Bass Instincts

Bass and electric guitar
Photo by Juan Montana on Unsplash

Any of you who read comments (or more than surface level at what I write) will have likely figured out that I went and bought myself a low- to mid-range electric bass last night. It may seem rather sudden, but it has been part of my thinking for quite a while. Years, in truth. And several months in earnest. I don’t just drop money on anything over $25 without some serious thought.

So it wasn’t on a whim, as much as it might have seemed to have been.

The first “rock star” instrument I played was the bass. Before that, I had a hand-me-down drum set that I was terrible at and quickly gave up when it didn’t come easy to me. My parents and neighbors rejoiced.

I tried singing for a while, but I was a terrible singer at the time (I’m marginally better now) and one of the people I worked with handed me a POS bass guitar that I bought off them for $25. “Play this,” they said. “Your singing sucks”.

And I started playing it, mostly without amplification, nearly every waking moment that summer. I was and am the self-taught guy who has had to work really hard at his self-teaching. Because we were a poor inner-city family, we didn’t have much money for lessons. Or books. And my parents thought my playing music was “just a phase”, even after I was in several garage bands playing “punk” music (we did a mean cover of “C is for Cookie”, lemme tell you).

So I only got group lessons meant as a honeypot to get kids to beg their parents for private lessons so they could learn how to play “Stairway to Heaven” in a guitar store before they kicked you out for being the twentieth kid to do so that Saturday afternoon. And they didn’t offer group lessons on bass, because only p*ssies played bass (kid logic, what can I say?). You were considered queer if you offered to play synth and, back in the 80s, being branded as queer by your peers would often result in ass-kickings on a weekly basis. So I tried to play synth on the sly…

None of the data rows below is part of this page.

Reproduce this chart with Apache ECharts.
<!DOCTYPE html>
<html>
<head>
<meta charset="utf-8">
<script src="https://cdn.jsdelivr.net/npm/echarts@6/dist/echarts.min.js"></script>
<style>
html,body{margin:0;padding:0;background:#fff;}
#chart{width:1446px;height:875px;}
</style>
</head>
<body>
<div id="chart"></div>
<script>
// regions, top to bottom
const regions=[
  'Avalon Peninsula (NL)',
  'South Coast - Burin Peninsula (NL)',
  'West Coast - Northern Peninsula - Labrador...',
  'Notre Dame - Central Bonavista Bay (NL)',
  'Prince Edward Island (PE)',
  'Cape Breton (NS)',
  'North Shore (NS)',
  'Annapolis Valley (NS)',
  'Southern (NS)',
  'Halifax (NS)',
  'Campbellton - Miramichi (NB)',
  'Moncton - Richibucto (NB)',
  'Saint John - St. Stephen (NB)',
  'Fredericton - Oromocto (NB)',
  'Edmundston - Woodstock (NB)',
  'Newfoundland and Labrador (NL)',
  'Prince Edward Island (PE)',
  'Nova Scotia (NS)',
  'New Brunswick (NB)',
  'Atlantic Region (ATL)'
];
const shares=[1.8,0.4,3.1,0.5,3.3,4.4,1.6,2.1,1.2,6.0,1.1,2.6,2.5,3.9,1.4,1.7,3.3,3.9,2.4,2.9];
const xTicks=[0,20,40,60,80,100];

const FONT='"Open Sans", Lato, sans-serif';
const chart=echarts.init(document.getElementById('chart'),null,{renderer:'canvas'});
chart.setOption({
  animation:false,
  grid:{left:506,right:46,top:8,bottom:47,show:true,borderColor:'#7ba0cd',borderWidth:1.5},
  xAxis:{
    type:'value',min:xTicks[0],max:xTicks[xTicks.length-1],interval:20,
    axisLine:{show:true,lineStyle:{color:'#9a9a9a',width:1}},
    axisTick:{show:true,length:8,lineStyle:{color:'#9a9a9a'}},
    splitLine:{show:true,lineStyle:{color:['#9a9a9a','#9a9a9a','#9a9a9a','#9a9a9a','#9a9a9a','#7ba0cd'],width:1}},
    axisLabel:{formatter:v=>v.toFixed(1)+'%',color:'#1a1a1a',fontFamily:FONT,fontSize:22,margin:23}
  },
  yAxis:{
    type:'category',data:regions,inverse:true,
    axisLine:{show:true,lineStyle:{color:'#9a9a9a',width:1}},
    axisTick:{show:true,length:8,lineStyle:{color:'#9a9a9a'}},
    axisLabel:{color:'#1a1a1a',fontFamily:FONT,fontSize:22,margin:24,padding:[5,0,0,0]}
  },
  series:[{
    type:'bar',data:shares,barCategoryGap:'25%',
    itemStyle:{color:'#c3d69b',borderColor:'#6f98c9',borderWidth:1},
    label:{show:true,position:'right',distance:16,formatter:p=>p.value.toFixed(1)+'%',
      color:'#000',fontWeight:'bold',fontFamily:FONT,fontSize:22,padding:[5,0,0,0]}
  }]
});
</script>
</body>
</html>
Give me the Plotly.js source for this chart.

I learned some basics on a rental electric guitar during group lessons, transferred what I knew to the bass and started plucking.

I tried out for a few bands and ended up in a goth band, initially as the replacement bassist who left because he was fed up with the guitarist’s habit of trying to make everyone follow his tempo instead of the other way around. Let me tell you, he was ALL over the place. They were terrible. But it was a band, so hey…. Then the band fired the guitarist (who thought I sucked) because the rest of the band saw me as a solid rhythm guy.

I still only had a passing understanding of notes at the time, but my rhythms were rock-solid and I came up with dark sounds befitting a goth band (tritones are your friend). So I would lay out a song in bass riffs and everyone who had an ear or understood theory played to my oddball progressions, making the occasional suggestion here and there until I learned to follow their leads better.

Eventually, I ended up trading bass for a a guitar on another punk outfit. The guitarist hated the guitar and I was guitar-curious — so we swapped. And I ended up leaving the bass behind, picking up acoustic and electric six-string guitars (both POS and used hard; I was dirt poor).

As time went on, I often wondered what it would be like to play bass again, but was turned off by the beast of a bass that I started off with. It was always and is currently junk.

Last night, I went and picked up a bass guitar. My excuse? It’s nominally my birthday in the near future. Happy birthday to me.

It’s nothing special. It’s a cherry red 4-string Ibanez bass with visible wood grain on the lowish end of the spectrum. A beginner’s bass. But, let me tell you — it is the best bass I have ever owned. And it feels good to get back into the rhythm end of things.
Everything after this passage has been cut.